The proposal is expected to be formally presented next week, alongside additional revenue-raising ideas such as:
- A share of increased tobacco excise duties
- A levy on non-recycled electronic waste
- A handling fee for long-distance e-commerce deliveries, which would mainly affect imports from China
While the Commission has proposed EU-wide levies in the past — including a financial transaction tax — these efforts have typically faced resistance from member states. To take effect, the new corporate tax plan would require unanimous approval from all EU countries.
Mounting Budgetary Pressures
The Commission argues that extraordinary demands, including rising defence expenditures, growing debt servicing costs, and climate transition efforts, necessitate new and stable revenue streams. The EU’s existing seven-year budget relies heavily on national contributions, with limited funds coming from customs duties and VAT.

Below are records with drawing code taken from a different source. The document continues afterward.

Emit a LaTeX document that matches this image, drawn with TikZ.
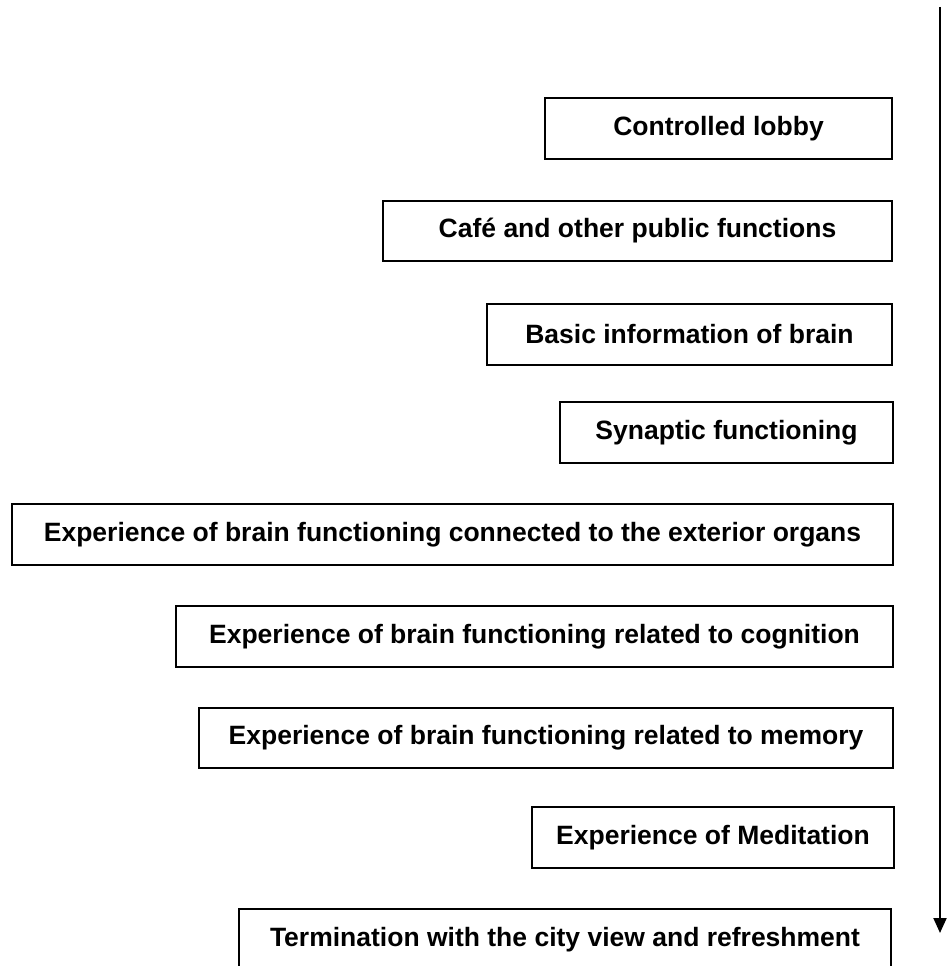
\documentclass[tikz,border=0pt]{standalone}
\usepackage{fontspec}
\setmainfont{Liberation Sans}
\usetikzlibrary{arrows.meta}
\begin{document}
\begin{tikzpicture}[x=1pt,y=-1pt,
  box/.style={draw=black, line width=2pt, inner sep=0pt, font=\fontsize{26.5}{31}\selectfont\bfseries, text=black}]
\useasboundingbox (0,0) rectangle (949,966);
\clip (0,0) rectangle (949,966);
\fill[white] (0,0) rectangle (949,966);
\newcommand{\mybox}[6]{%
  \node[box, minimum width={#4-#2}, minimum height={#5-#3}] (#1) at ({(#2+#4)/2},{(#3+#5)/2}) {#6};}
\mybox{n1}{545}{98}{892}{159}{Controlled lobby}
\mybox{n2}{383}{201}{892}{261}{Café and other public functions}
\mybox{n3}{487}{304}{892}{365}{Basic information of brain}
\mybox{n4}{560}{402}{893}{463}{Synaptic functioning}
\mybox{n5}{12}{504}{893}{565}{Experience of brain functioning connected to the exterior organs}
\mybox{n6}{176}{606}{893}{667}{Experience of brain functioning related to cognition}
\mybox{n7}{199}{708}{893}{768}{Experience of brain functioning related to memory}
\mybox{n8}{532}{807}{894}{868}{Experience of Meditation}
\mybox{n9}{239}{909}{891}{970}{Termination with the city view and refreshment}
\coordinate (atop) at (940,7);
\coordinate (abot) at (940,933);
\draw[line width=2pt, -{Triangle[length=15pt,width=13pt]}] (atop) -- (abot);
\end{tikzpicture}
\end{document}
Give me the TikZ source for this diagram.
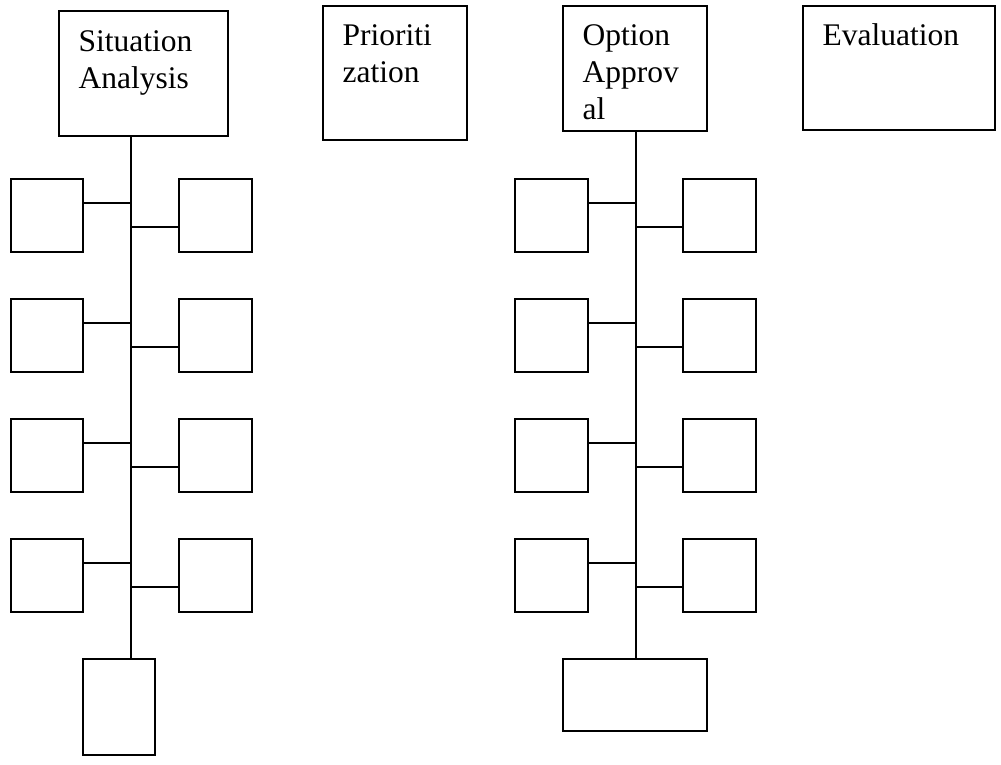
\documentclass[tikz,border=0pt]{standalone}
\usepackage{fontspec}
\setmainfont{Liberation Serif}

\tikzset{
  stage/.style={draw,line width=2pt,inner sep=0pt,outer sep=0pt,anchor=north west},
  stagetext/.style={anchor=base west,inner sep=0pt,text width=160pt,align=left,
    font={\fontsize{31.5}{36.7}\selectfont}},
  leaf/.style={draw,line width=2pt,inner sep=0pt,outer sep=0pt,minimum size=72.5pt},
  link/.style={line width=2pt}
}

\begin{document}
\begin{tikzpicture}[x=1pt,y=-1pt]
\useasboundingbox (0,0) rectangle (1001,765);
% the four stages
\node[stage,minimum width=169pt,minimum height=125pt] (sit) at (59,11) {};
\node[stage,minimum width=144pt,minimum height=134pt] (pri) at (323,6) {};
\node[stage,minimum width=144pt,minimum height=125pt] (opt) at (563,6) {};
\node[stage,minimum width=192pt,minimum height=124pt] (eva) at (803,6) {};
\node[stagetext] (sitlbl) at ([xshift=19.5pt,yshift=-40.5pt]sit.north west) {Situation\\Analysis};
\node[stagetext] (prilbl) at ([xshift=19.5pt,yshift=-40pt]pri.north west) {Prioriti\\zation};
\node[stagetext] (optlbl) at ([xshift=19.5pt,yshift=-40pt]opt.north west) {Option\\Approv\\al};
\node[stagetext] (evalbl) at ([xshift=19.5pt,yshift=-40pt]eva.north west) {Evaluation};
% spines
\coordinate (lspine) at (131,0);
\coordinate (rspine) at (635.5,0);
\node[leaf,minimum width=72.6pt,minimum height=96.3pt,anchor=north] (lend) at (119,659) {};
\node[leaf,minimum width=144pt,minimum height=72pt,anchor=north] (rend) at (635.3,659) {};
\draw[link] (lspine |- sit.south) -- (lspine |- lend.north);
\draw[link] (rspine |- opt.south) -- (rspine |- rend.north);
% leaves on both spines
\foreach \t [count=\i] in {179,299,419,539} {
  \node[leaf] (sl\i) at (47,\t+36.25) {};
  \node[leaf] (sr\i) at (215.3,\t+36.25) {};
  \node[leaf] (ol\i) at (551.3,\t+36.25) {};
  \node[leaf] (or\i) at (719.5,\t+36.25) {};
  \path ([yshift=12.25pt]sl\i.east) coordinate (sla\i)
        ([yshift=-11.75pt]sr\i.west) coordinate (sra\i)
        ([yshift=12.25pt]ol\i.east) coordinate (ola\i)
        ([yshift=-11.75pt]or\i.west) coordinate (ora\i);
  \draw[link] (sla\i) -- (sla\i -| lspine);
  \draw[link] (sra\i) -- (sra\i -| lspine);
  \draw[link] (ola\i) -- (ola\i -| rspine);
  \draw[link] (ora\i) -- (ora\i -| rspine);
}
\end{tikzpicture}
\end{document}
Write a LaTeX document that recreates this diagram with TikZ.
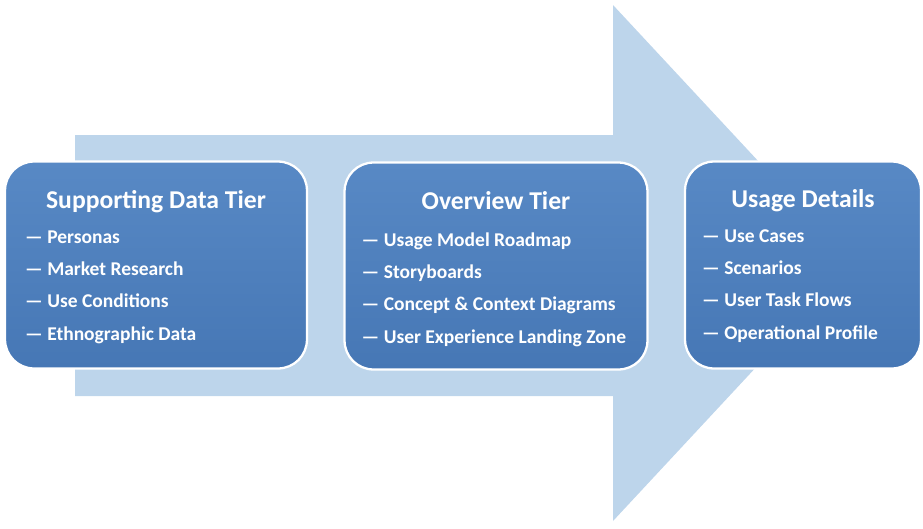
\documentclass[tikz,border=0pt]{standalone}
\usepackage{fontspec}
\setmainfont{Carlito}
\usetikzlibrary{positioning}
\definecolor{arrowBg}{HTML}{BDD5EB}
\definecolor{tierTop}{HTML}{5889C5}
\definecolor{tierBottom}{HTML}{4677B5}

\begin{document}
\begin{tikzpicture}[x=0.02cm, y=-0.02cm,
    tier/.style={draw=white, line width=1.3pt, rounded corners=0.58cm,
        top color=tierTop, bottom color=tierBottom,
        minimum height=4.14cm, inner sep=0pt},
    tiertitle/.style={text=white, anchor=base, inner sep=0pt,
        font=\fontsize{14.6}{16}\selectfont\bfseries},
    tieritem/.style={text=white, anchor=base west, inner sep=0pt,
        font=\fontsize{11.1}{13}\selectfont\bfseries}]
    \useasboundingbox (0,0) rectangle (923,528);

    % big background arrow
    \fill[arrowBg] (75,135) -- (613,135) -- (613,5) -- (853,263)
        -- (613,521) -- (613,396) -- (75,396) -- cycle;

    % the three tiers
    \node[tier, minimum width=6.04cm] (support) at (156,265) {};
    \node[tier, minimum width=6.06cm] (overview) at (496,266) {};
    \node[tier, minimum width=4.72cm] (usage) at (803,265) {};

    \node[tiertitle] (supportTitle) at ([yshift=-0.96cm]support.north) {Supporting Data Tier};
    \node[tiertitle] (overviewTitle) at ([yshift=-0.96cm]overview.north) {Overview Tier};
    \node[tiertitle] (usageTitle) at ([yshift=-0.94cm]usage.north) {Usage Details};

    \node[tieritem] (supA) at ([xshift=0.42cm, yshift=-1.66cm]support.north west) {\textemdash\ Personas};
    \node[tieritem] (supB) at ([yshift=-0.645cm]supA.base west) {\textemdash\ Market Research};
    \node[tieritem] (supC) at ([yshift=-0.645cm]supB.base west) {\textemdash\ Use Conditions};
    \node[tieritem] (supD) at ([yshift=-0.645cm]supC.base west) {\textemdash\ Ethnographic Data};

    \node[tieritem] (ovA) at ([xshift=0.36cm, yshift=-1.70cm]overview.north west) {\textemdash\ Usage Model Roadmap};
    \node[tieritem] (ovB) at ([yshift=-0.645cm]ovA.base west) {\textemdash\ Storyboards};
    \node[tieritem] (ovC) at ([yshift=-0.645cm]ovB.base west) {\textemdash\ Concept \& Context Diagrams};
    \node[tieritem] (ovD) at ([yshift=-0.645cm]ovC.base west) {\textemdash\ User Experience Landing Zone};

    \node[tieritem] (useA) at ([xshift=0.36cm, yshift=-1.64cm]usage.north west) {\textemdash\ Use Cases};
    \node[tieritem] (useB) at ([yshift=-0.645cm]useA.base west) {\textemdash\ Scenarios};
    \node[tieritem] (useC) at ([yshift=-0.645cm]useB.base west) {\textemdash\ User Task Flows};
    \node[tieritem] (useD) at ([yshift=-0.645cm]useC.base west) {\textemdash\ Operational Profile};
\end{tikzpicture}
\end{document}
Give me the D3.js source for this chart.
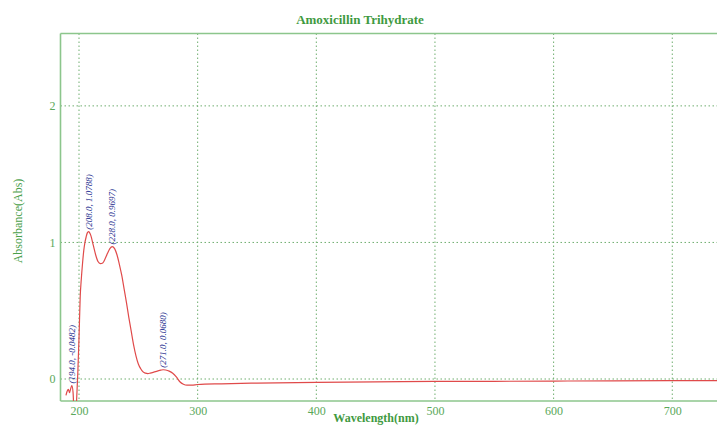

Additional proposals under review include increasing:
- Revenues from the EU emissions trading system (ETS)
- Levies on carbon-heavy imports through the upcoming Carbon Border Adjustment Mechanism
- Charges on non-recycled plastic waste, which could rise beyond the current €0.80/kg rate
Some more controversial ideas — such as carbon taxes on home heating and road transport or a digital services tax opposed by the United States — appear to have been dropped from the draft.
Corporate Pushback Expected
The proposal is likely to face strong opposition from corporate leaders and member states concerned about competitiveness. Business groups warn that additional levies come at a time of economic stagnation and high energy costs in Europe. JPMorgan Chase CEO Jamie Dimon recently cautioned European executives that the region’s businesses are falling behind their U.S. and Chinese counterparts.
Next Steps
The final details of the proposal, including precise revenue targets, remain under internal discussion, as indicated by bracketed figures in the draft document. The plan will be released in tandem with spending proposals for the EU’s next multi-year budget framework.
A European Commission spokesperson declined to comment on the proposal before its official release. However, officials note that any successful implementation would mark a significant shift toward financial autonomy for the EU — a goal long championed by the Commission.